Under the circumstances, the decline in ITC’s revenues gave rise to further problems, including complications in providing raw materials for production lines, substantial cuts in the payments of employees or poor insurance service to workers.

All these problems robbed the company of the chance to pursue bigger goals like increasing domestic production of tobacco by lending support to farmers. The one-two punches of these crises, together with the activities of foreign rivals and smugglers, further reduced the share of ITC from the Iranian cigarette market.

In fact, these problems directly affected tobacco farmers, as they only had ITC as their customer. The company’s less-than-expected buying prices or its delayed payments to farmers disheartened tobacco farmers. Consequently, they shifted to growing other agricultural products.

Around eight months ago, Iran Court of Administrative Justice announced that Steel Industries Pension Fund is owned by the state and therefore its affiliates including ITC, to which government allocates budgets, are state properties.

In early July, the government approved a proposal to repay its debt worth 320 trillion rials ($1.3 billion) to the Social Security Organization by transferring to the organization a portion of its shares in nine state-owned companies including ITC. The Iranian Tobacco Company has 5,000 on its payroll and works with 6,000 farmers.

Surge in Smuggling

Latest available data show a total of 6.24 billion cigarettes were smuggled into Iran during the first quarter of the current year (March 20-June 20), indicating 78.3% increase compared with the corresponding period of last year.

An estimate of 16.2 billion cigarettes was smoked during the period, registering no significant year-on-year change.
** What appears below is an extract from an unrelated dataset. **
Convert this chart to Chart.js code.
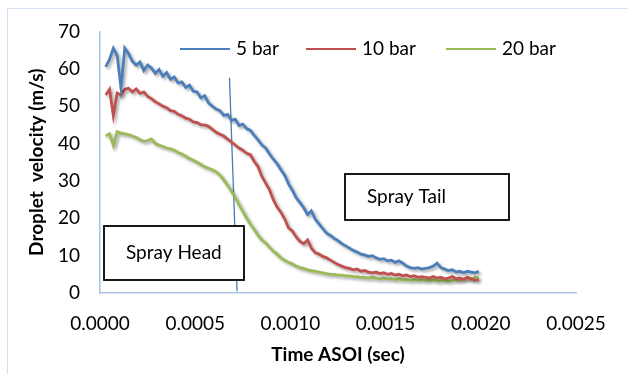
<!DOCTYPE html>
<html>
<head>
<meta charset="utf-8">
<script src="https://cdn.jsdelivr.net/npm/chart.js@4.4.1/dist/chart.umd.min.js"></script>
<style>
html,body{margin:0;padding:0;background:#fff;}
#wrap{position:relative;width:628px;height:374px;overflow:hidden;}
#frame{position:absolute;left:7px;top:8px;width:700px;height:500px;border-left:1px solid #d6e2f2;border-top:1px solid #d6e2f2;}
canvas{position:absolute;left:0;top:0;}
</style>
</head>
<body>
<div id="wrap">
<div id="frame"></div>
<canvas id="c" width="628" height="374"></canvas>
</div>
<script>
// time after start of injection, sec (one sample every 0.00002 s)
let times=[];
for(let i=0;i<99;i++) times.push(+(0.00003+i*0.00002).toFixed(5));

let bar5=[60.5,62.5,65.5,63.5,55.0,65.5,64.0,62.0,61.0,61.8,
59.5,61.0,60.2,58.8,59.8,58.0,59.0,57.2,57.8,56.2,
56.5,55.0,55.6,54.0,53.8,52.2,52.8,50.8,50.0,49.2,
48.8,47.5,47.8,46.2,46.5,44.8,45.2,44.0,43.5,42.2,
41.0,39.6,38.8,37.2,35.8,34.6,33.0,31.5,29.2,27.5,
25.5,24.2,22.8,21.0,22.0,19.8,18.5,17.2,16.0,15.4,
14.6,14.0,13.2,12.6,12.0,11.4,11.0,10.4,10.2,9.8,
10.0,9.4,9.0,9.2,8.6,8.8,8.2,8.6,8.0,7.2,
6.8,6.6,6.8,6.4,6.6,6.8,7.2,8.0,6.8,6.4,
6.0,6.2,5.6,5.8,5.4,5.8,5.6,5.4,5.8];

let bar10=[53.0,54.5,47.5,53.5,53.0,54.5,54.8,53.8,54.6,53.4,
53.8,52.6,52.0,51.2,50.6,50.0,49.6,48.8,48.6,47.8,
47.4,46.8,46.5,45.8,45.6,45.0,45.0,44.6,43.8,43.0,
42.5,42.0,41.2,40.4,39.6,38.8,38.2,37.4,37.0,35.2,
33.8,31.2,29.4,27.6,25.0,23.0,21.6,19.8,17.4,16.6,
15.0,13.8,13.2,14.2,12.0,10.8,10.4,9.8,9.4,8.8,
8.2,7.6,7.2,6.8,6.6,6.2,6.4,5.8,6.0,5.6,
5.4,5.6,5.2,5.4,5.0,5.2,4.8,5.0,4.6,4.8,
4.4,4.6,4.2,4.4,4.2,4.0,4.4,4.0,4.2,3.8,
4.0,4.4,3.8,4.0,3.6,4.2,3.8,3.4,3.6];

let bar20=[42.0,42.6,39.5,43.2,42.8,42.6,42.4,42.0,41.6,41.0,
40.6,40.8,41.2,40.0,39.6,39.2,38.8,38.6,38.2,37.6,
37.2,36.6,36.0,35.5,35.0,34.4,33.8,33.4,33.0,32.4,
31.6,30.2,28.8,27.2,25.6,23.6,21.8,20.0,18.4,17.0,
15.4,14.2,13.4,12.2,11.2,10.4,9.4,8.8,8.2,7.8,
7.2,6.8,6.6,6.2,6.0,5.8,5.6,5.4,5.2,5.0,
5.0,4.8,4.8,4.6,4.6,4.4,4.4,4.2,4.2,4.0,
4.2,4.0,3.8,4.0,3.8,3.8,3.6,3.8,3.6,3.6,
3.4,3.6,3.4,3.6,3.4,3.4,3.6,3.2,3.4,3.4,
3.2,3.4,3.6,3.4,3.8,4.0,3.6,4.2,4.0];

// head / tail divider line
let dividerT=[0.00068,0.00072];
let dividerV=[57.6,0.5];

let seriesNames=["5 bar","10 bar","20 bar"];
let seriesColors=["#4a7ebb","#c0504d","#9bbb59"];
let xTicks=[0,0.0005,0.001,0.0015,0.002,0.0025];

const FONT="Lato, 'Open Sans', sans-serif";

function pts(xs,ys){return xs.map((x,i)=>({x:x,y:ys[i]}));}

let datasets=[bar5,bar10,bar20].map((s,k)=>({
    label:seriesNames[k],data:pts(times,s),borderColor:seriesColors[k],
    backgroundColor:seriesColors[k],borderWidth:2.8,pointRadius:0,tension:0,shadow:true
}));
datasets.push({label:"divider",data:pts(dividerT,dividerV),borderColor:"#4a7ebb",borderWidth:1.3,pointRadius:0});

// Excel-like soft shadow under the three curves
let shadowPlugin={
    id:"shadow",
    beforeDatasetDraw(chart,args){
        if(!chart.data.datasets[args.index].shadow) return;
        let ctx=chart.ctx;
        ctx.save();
        ctx.shadowColor="rgba(0,0,0,0.35)";
        ctx.shadowBlur=3;
        ctx.shadowOffsetX=2;
        ctx.shadowOffsetY=2;
    },
    afterDatasetDraw(chart,args){
        if(!chart.data.datasets[args.index].shadow) return;
        chart.ctx.restore();
    }
};

// legend line + label, and the two text boxes
let extrasPlugin={
    id:"extras",
    afterDraw(chart){
        let ctx=chart.ctx;
        ctx.save();
        let lx=[180,306,446];
        ctx.font="19px "+FONT;
        ctx.textBaseline="middle";
        seriesNames.forEach((n,k)=>{
            ctx.strokeStyle=seriesColors[k];
            ctx.lineWidth=2.2;
            ctx.beginPath();ctx.moveTo(lx[k],49);ctx.lineTo(lx[k]+50,49);ctx.stroke();
            ctx.fillStyle="#000";
            ctx.fillText(n,lx[k]+56,49);
        });
        let boxes=[
            {t:"Spray Head",x:104,y:226,w:140,h:54},
            {t:"Spray Tail",x:345,y:174,w:164,h:46}
        ];
        boxes.forEach(b=>{
            ctx.fillStyle="#fff";
            ctx.fillRect(b.x,b.y,b.w,b.h);
            ctx.strokeStyle="#000";
            ctx.lineWidth=1.8;
            ctx.strokeRect(b.x,b.y,b.w,b.h);
            ctx.fillStyle="#000";
            ctx.fillText(b.t,b.x+22,b.y+b.h/2);
        });
        ctx.restore();
    }
};

new Chart(document.getElementById("c"),{
    type:"line",
    data:{datasets:datasets},
    plugins:[shadowPlugin,extrasPlugin],
    options:{
        responsive:false,
        animation:false,
        layout:{padding:{left:0,right:52,top:27,bottom:0}},
        plugins:{legend:{display:false},tooltip:{enabled:false}},
        scales:{
            x:{
                type:"linear",min:0,max:0.0025,
                afterFit(s){s.height=81;},
                afterBuildTicks(s){s.ticks=xTicks.map(v=>({value:v}));},
                grid:{display:false,drawTicks:false},
                border:{display:true,color:"#a9c4e8",width:1.5},
                ticks:{padding:19,color:"#000",font:{family:FONT,size:19},callback:v=>v.toFixed(4)},
                title:{display:true,text:"Time ASOI (sec)",color:"#000",font:{family:FONT,size:19,weight:"bold"},padding:{top:0,bottom:8}}
            },
            y:{
                min:0,max:70,
                afterFit(s){s.width=100;},
                grid:{display:false,drawTicks:false},
                border:{display:true,color:"#a9c4e8",width:1.5},
                ticks:{stepSize:10,padding:20,color:"#000",font:{family:FONT,size:19}},
                title:{display:true,text:"Droplet  velocity (m/s)",color:"#000",font:{family:FONT,size:19,weight:"bold"},padding:{top:25,bottom:0}}
            }
        }
    }
});
</script>
</body>
</html>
Cigarette exports stood at 60 million during the period, Fars News Agency reported.

Import of cigarettes to Iran has been banned for a long time now.

A total of 54.8 billion cigarettes were produced in the last fiscal year (March 2019-20), indicating 13.7% growth compared with the year before.

Cigarette exports saw a 2.7% increase to stand at 154 million while the ban on imports remained in effect.

Notably, Jordan and Austria made to the list of Iran’s export destinations for cigarettes for the first time in the year ending March 2020, according to Ataollah Maroufkhani, the head of Ministry of Industries, Mining and Trade affiliate, the Iranian Tobacco Planning and Supervision Center.

The Ministry of Industries, Mining and Trade estimates that 10.03 billion cigarettes were smuggled into Iran in the last fiscal year, given the 65 billion cigarettes that were smoked in the country during the period, which registered a year-on-year decline of 39.2%.

Meanwhile, tobacco exports stood at 2,374 tons, posting a surge of 161.3% while 21 cigarette and 39 tobacco factories were active last year compared with 20 cigarette and 33 operational tobacco factories in the year before, ISNA reported.

The government earned 17,023 billion rials (more than $70 million) from tax on cigarette consumption in the year ending March 2020.

The figure indicates a 50% rise compared with last year.

Meanwhile, tax on cigarettes sales increased by 22.8% to reach 7,868 billion rials (about $33 million) last year compared with 6,406 billion rials (over $26 million) in fiscal 2018-19.